● EXERCISE INPUTS
+ + + +
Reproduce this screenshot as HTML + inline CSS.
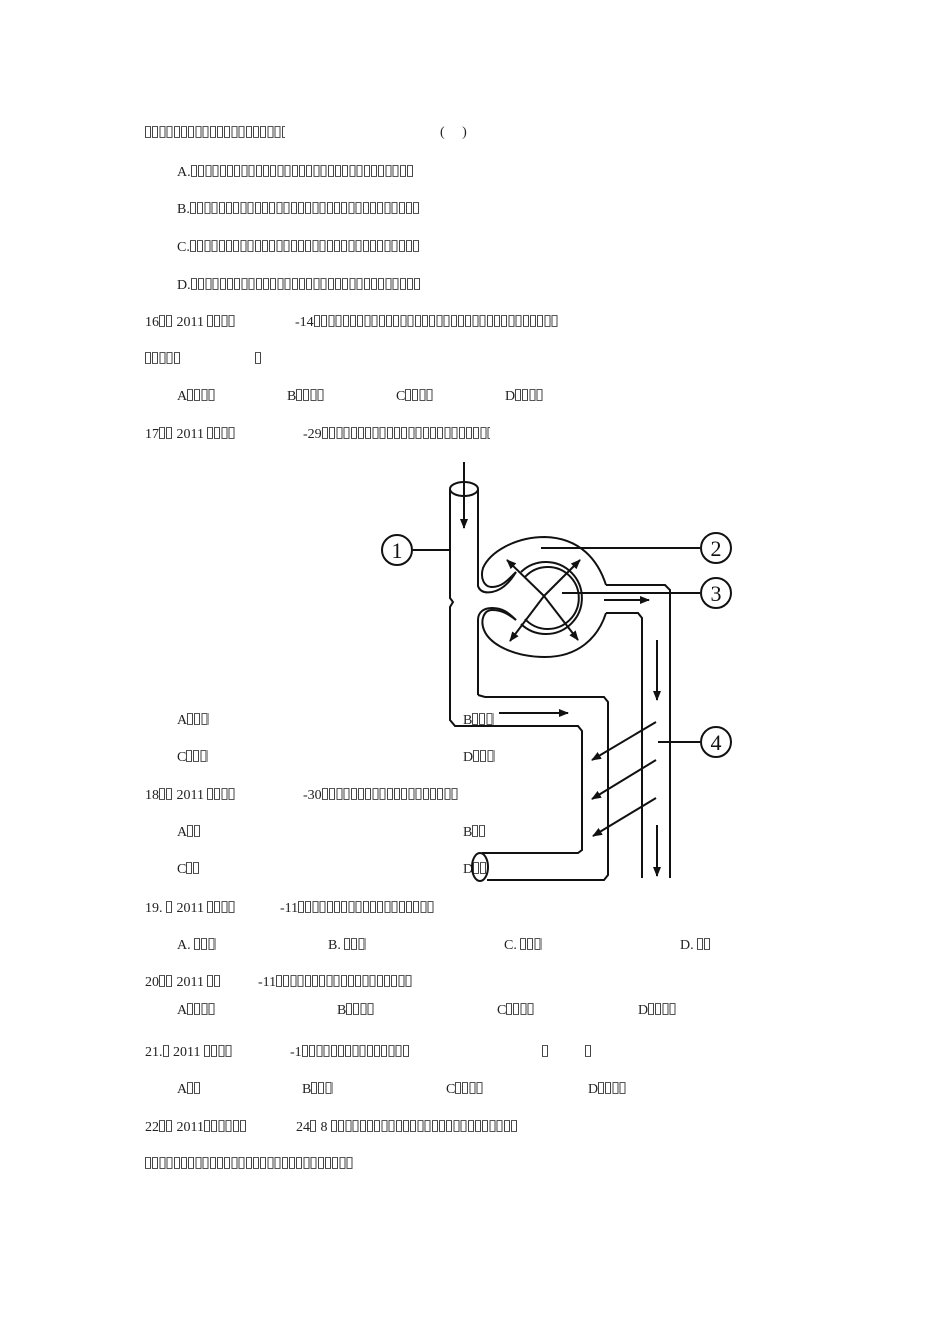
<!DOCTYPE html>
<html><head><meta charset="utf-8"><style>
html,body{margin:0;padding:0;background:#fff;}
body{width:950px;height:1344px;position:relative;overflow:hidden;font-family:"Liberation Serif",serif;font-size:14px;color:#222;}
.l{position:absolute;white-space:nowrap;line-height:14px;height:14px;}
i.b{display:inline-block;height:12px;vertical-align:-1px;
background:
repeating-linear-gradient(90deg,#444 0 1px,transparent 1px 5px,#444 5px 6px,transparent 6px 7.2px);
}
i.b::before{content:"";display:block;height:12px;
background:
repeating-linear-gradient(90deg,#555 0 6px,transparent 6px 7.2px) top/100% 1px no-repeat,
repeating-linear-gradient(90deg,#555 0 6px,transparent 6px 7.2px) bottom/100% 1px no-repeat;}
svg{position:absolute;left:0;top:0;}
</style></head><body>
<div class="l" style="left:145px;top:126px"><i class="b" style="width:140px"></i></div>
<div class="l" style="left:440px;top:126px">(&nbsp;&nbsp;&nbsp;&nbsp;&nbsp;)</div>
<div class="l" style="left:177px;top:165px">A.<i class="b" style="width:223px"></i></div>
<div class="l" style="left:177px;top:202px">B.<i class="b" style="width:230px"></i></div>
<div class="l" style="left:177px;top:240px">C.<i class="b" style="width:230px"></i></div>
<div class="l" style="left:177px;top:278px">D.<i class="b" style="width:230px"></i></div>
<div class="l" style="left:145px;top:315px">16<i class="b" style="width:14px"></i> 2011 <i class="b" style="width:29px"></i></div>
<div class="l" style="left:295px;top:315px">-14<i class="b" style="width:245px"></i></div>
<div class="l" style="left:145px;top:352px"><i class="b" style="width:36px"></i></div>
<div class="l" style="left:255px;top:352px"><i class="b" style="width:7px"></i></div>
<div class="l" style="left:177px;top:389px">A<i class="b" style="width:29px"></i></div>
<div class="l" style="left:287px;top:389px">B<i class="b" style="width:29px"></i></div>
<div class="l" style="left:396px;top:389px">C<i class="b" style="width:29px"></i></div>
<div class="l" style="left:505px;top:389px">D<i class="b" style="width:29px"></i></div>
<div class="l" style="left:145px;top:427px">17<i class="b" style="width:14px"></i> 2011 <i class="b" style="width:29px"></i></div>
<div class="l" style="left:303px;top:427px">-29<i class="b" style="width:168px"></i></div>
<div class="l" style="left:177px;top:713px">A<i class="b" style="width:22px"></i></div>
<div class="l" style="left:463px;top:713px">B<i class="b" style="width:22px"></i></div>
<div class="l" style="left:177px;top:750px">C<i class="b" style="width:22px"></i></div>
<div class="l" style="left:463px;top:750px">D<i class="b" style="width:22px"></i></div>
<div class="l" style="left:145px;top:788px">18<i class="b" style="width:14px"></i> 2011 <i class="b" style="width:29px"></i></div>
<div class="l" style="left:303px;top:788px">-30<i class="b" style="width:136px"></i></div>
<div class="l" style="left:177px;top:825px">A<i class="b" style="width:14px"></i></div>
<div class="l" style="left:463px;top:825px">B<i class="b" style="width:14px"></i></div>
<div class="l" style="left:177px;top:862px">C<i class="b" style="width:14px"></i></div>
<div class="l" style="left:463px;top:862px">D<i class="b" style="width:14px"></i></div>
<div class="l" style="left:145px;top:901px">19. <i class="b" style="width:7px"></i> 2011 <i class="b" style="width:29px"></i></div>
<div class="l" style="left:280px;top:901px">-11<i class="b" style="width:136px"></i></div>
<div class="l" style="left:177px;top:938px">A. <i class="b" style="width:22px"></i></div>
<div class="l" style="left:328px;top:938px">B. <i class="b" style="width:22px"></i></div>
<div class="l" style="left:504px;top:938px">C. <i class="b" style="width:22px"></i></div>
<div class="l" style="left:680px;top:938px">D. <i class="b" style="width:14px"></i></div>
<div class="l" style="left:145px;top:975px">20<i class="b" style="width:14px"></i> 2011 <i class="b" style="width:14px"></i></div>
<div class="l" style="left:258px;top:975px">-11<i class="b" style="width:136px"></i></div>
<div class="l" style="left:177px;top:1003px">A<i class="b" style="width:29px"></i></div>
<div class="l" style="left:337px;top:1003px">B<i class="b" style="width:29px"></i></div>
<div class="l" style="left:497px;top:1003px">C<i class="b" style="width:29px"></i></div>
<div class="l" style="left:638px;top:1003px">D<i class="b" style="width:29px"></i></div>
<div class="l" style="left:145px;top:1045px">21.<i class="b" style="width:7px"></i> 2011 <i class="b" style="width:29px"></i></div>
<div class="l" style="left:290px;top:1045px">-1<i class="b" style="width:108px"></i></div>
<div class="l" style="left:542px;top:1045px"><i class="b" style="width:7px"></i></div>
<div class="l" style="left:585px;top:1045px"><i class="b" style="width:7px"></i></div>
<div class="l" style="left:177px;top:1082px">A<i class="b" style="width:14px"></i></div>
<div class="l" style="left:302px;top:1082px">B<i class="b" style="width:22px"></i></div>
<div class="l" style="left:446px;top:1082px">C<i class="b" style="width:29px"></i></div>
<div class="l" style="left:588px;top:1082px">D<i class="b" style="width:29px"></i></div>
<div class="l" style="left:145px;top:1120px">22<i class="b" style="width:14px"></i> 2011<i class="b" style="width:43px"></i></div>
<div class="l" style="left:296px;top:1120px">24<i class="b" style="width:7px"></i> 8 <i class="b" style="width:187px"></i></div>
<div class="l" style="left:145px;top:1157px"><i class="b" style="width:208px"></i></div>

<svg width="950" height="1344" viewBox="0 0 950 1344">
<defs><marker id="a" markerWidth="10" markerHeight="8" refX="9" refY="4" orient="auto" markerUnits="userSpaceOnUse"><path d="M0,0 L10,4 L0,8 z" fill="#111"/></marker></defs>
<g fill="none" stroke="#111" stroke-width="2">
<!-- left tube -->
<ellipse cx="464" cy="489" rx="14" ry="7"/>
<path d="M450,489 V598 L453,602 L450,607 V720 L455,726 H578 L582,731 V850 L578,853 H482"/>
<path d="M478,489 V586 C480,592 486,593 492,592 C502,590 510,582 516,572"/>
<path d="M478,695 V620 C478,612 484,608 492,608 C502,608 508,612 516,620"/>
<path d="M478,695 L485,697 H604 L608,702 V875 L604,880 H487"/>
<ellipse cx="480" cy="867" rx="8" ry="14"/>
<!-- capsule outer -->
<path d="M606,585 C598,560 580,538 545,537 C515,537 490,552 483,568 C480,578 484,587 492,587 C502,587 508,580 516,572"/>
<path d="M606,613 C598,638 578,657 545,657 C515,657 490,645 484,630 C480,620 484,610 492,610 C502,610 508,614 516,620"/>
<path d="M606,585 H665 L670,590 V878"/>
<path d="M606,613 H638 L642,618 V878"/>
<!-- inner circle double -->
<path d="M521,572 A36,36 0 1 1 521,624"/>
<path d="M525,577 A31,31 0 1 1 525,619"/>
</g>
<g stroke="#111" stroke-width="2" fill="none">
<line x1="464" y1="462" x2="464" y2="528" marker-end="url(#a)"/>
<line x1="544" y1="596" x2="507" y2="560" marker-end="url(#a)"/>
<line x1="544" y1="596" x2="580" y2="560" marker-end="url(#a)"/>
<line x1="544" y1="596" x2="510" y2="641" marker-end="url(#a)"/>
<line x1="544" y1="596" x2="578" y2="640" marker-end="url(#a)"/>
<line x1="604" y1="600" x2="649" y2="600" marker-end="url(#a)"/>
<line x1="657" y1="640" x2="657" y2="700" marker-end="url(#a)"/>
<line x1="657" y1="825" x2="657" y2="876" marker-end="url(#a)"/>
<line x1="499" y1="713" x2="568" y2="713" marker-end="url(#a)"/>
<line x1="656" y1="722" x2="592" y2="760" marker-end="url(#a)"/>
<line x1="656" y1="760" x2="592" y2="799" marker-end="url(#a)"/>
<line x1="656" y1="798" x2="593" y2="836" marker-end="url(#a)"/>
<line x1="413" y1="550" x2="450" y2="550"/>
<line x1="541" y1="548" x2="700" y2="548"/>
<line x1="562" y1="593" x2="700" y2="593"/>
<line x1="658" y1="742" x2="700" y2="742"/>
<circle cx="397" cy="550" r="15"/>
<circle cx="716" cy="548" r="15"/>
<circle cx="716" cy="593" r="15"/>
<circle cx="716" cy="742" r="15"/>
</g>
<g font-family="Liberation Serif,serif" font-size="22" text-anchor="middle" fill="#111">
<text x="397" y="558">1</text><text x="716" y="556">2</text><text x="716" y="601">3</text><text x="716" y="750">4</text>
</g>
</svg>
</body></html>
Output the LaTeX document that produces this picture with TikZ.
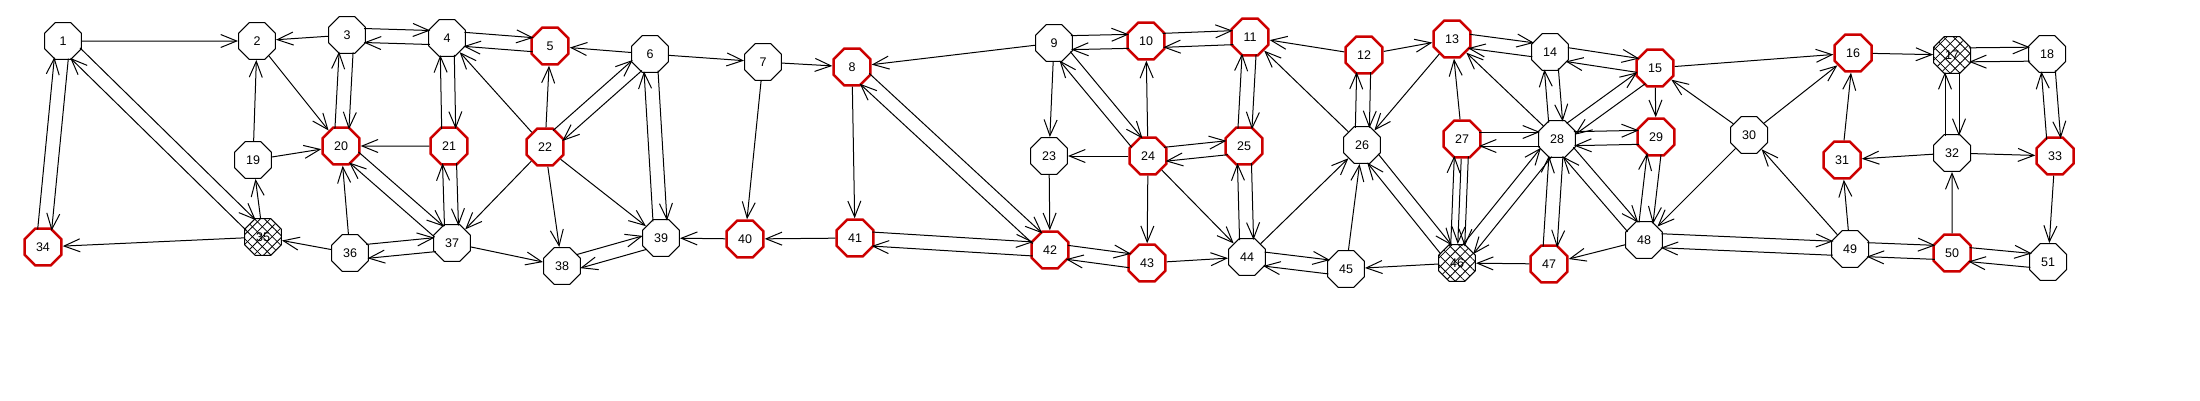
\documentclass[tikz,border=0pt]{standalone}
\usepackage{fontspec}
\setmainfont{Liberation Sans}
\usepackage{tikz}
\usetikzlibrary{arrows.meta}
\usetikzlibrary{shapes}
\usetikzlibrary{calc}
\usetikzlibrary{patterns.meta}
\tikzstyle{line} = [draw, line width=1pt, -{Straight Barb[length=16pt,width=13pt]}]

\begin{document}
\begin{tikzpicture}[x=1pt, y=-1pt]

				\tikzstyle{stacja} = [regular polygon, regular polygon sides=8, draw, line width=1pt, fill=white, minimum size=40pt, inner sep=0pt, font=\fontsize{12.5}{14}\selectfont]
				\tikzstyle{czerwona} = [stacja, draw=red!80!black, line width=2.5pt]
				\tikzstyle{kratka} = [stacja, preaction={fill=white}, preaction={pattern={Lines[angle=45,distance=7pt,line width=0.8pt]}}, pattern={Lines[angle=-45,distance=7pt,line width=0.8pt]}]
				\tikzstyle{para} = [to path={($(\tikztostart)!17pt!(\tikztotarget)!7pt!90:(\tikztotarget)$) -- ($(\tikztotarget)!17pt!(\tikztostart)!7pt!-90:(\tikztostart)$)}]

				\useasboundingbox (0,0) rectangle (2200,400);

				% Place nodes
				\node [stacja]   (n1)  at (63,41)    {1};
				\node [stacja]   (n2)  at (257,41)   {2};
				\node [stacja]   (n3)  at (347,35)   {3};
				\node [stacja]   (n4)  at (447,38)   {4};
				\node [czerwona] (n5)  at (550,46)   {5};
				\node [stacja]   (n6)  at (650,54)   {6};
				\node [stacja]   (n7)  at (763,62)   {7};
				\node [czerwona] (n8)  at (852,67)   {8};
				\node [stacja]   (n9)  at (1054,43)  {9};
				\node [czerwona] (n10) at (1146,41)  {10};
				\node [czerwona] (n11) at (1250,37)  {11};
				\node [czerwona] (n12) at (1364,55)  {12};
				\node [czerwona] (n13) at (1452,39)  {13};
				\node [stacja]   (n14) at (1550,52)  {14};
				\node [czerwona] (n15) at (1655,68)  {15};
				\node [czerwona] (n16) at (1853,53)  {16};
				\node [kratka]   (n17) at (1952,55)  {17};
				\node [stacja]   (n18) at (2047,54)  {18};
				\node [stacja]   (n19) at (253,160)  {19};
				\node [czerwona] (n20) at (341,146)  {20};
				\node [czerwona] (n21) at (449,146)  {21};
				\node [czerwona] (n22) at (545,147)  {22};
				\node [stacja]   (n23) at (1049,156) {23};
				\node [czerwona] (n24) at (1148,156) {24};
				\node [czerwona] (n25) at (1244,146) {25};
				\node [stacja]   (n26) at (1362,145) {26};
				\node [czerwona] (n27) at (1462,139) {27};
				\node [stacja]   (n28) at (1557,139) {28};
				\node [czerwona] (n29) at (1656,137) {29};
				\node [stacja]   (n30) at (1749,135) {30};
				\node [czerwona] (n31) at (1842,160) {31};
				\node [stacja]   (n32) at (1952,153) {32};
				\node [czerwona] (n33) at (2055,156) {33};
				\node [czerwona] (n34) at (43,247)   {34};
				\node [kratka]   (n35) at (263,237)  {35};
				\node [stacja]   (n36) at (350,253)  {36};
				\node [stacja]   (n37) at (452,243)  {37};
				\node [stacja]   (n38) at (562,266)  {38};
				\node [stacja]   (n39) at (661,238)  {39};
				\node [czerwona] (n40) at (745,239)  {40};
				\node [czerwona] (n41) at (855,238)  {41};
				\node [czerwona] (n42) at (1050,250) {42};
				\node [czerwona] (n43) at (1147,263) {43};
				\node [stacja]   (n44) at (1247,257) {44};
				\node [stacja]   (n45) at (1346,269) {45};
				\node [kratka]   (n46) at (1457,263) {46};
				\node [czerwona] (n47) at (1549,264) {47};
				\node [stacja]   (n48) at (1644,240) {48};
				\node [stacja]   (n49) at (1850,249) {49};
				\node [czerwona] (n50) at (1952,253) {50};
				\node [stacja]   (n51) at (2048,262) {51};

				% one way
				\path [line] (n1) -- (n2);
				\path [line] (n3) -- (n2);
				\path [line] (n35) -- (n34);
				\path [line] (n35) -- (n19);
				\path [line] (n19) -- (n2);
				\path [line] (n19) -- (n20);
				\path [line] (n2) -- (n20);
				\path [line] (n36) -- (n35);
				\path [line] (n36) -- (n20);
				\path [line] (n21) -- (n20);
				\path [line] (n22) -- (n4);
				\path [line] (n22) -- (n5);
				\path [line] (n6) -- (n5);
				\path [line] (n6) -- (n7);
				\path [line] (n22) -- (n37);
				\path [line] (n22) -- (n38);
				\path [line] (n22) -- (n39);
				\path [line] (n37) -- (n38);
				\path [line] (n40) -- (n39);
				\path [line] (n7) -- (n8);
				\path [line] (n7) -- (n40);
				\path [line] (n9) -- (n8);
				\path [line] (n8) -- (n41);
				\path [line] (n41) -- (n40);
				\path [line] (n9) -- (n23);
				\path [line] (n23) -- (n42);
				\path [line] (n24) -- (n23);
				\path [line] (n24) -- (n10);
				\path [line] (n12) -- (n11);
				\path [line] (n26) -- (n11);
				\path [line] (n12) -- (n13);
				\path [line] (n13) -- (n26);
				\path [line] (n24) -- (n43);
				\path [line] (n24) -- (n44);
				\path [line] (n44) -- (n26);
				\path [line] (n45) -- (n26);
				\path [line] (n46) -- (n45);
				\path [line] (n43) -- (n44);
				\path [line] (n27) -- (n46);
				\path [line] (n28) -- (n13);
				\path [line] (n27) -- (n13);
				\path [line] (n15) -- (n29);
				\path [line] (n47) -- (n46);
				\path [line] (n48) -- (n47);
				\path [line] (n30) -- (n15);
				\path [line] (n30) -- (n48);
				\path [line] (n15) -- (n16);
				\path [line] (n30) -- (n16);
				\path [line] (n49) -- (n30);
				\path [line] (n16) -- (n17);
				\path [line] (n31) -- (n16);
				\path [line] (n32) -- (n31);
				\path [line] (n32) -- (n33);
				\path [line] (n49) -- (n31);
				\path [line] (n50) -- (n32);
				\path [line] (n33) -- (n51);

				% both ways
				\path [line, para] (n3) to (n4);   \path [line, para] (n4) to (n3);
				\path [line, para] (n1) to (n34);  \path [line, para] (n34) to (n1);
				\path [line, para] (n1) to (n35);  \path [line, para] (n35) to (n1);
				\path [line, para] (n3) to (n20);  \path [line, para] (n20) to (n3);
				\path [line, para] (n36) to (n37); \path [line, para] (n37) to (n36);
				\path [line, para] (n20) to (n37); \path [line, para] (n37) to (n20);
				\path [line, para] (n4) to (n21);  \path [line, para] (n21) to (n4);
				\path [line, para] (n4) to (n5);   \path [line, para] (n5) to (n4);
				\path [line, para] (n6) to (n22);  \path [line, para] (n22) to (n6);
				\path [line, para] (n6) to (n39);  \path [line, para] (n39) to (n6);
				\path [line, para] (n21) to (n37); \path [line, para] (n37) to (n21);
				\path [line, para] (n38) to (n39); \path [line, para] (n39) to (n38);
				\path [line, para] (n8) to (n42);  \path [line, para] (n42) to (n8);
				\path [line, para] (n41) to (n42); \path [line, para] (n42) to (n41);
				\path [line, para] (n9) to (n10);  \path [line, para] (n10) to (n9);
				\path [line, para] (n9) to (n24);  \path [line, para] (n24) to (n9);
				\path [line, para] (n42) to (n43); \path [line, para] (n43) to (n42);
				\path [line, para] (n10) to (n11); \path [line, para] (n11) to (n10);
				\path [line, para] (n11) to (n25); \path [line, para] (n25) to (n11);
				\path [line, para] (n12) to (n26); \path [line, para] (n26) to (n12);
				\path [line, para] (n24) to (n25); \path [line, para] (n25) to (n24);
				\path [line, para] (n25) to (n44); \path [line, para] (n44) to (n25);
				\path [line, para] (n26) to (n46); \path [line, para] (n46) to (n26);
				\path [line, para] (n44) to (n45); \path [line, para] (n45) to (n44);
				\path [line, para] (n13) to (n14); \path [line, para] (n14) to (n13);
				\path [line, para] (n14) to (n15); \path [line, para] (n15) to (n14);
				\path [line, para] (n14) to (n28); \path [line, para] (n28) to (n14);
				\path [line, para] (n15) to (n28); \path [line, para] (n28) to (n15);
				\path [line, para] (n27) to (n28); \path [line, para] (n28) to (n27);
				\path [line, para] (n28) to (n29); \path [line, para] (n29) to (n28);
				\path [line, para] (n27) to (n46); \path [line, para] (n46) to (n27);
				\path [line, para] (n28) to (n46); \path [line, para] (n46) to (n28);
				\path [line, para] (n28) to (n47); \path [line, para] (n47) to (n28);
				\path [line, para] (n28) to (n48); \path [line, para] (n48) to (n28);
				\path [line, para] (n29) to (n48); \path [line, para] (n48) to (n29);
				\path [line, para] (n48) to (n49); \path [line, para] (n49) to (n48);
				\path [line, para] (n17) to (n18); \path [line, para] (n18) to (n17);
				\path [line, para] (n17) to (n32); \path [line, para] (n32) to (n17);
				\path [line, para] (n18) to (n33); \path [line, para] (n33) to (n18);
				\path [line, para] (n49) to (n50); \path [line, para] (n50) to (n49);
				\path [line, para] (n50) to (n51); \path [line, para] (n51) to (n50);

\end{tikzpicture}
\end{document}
+ + + +
● WHAT YOU SHOULD DO
Using the listing above, say how many of its lines contain the string "this", giving nothing but the figure.

● EXERCISE RESULT
2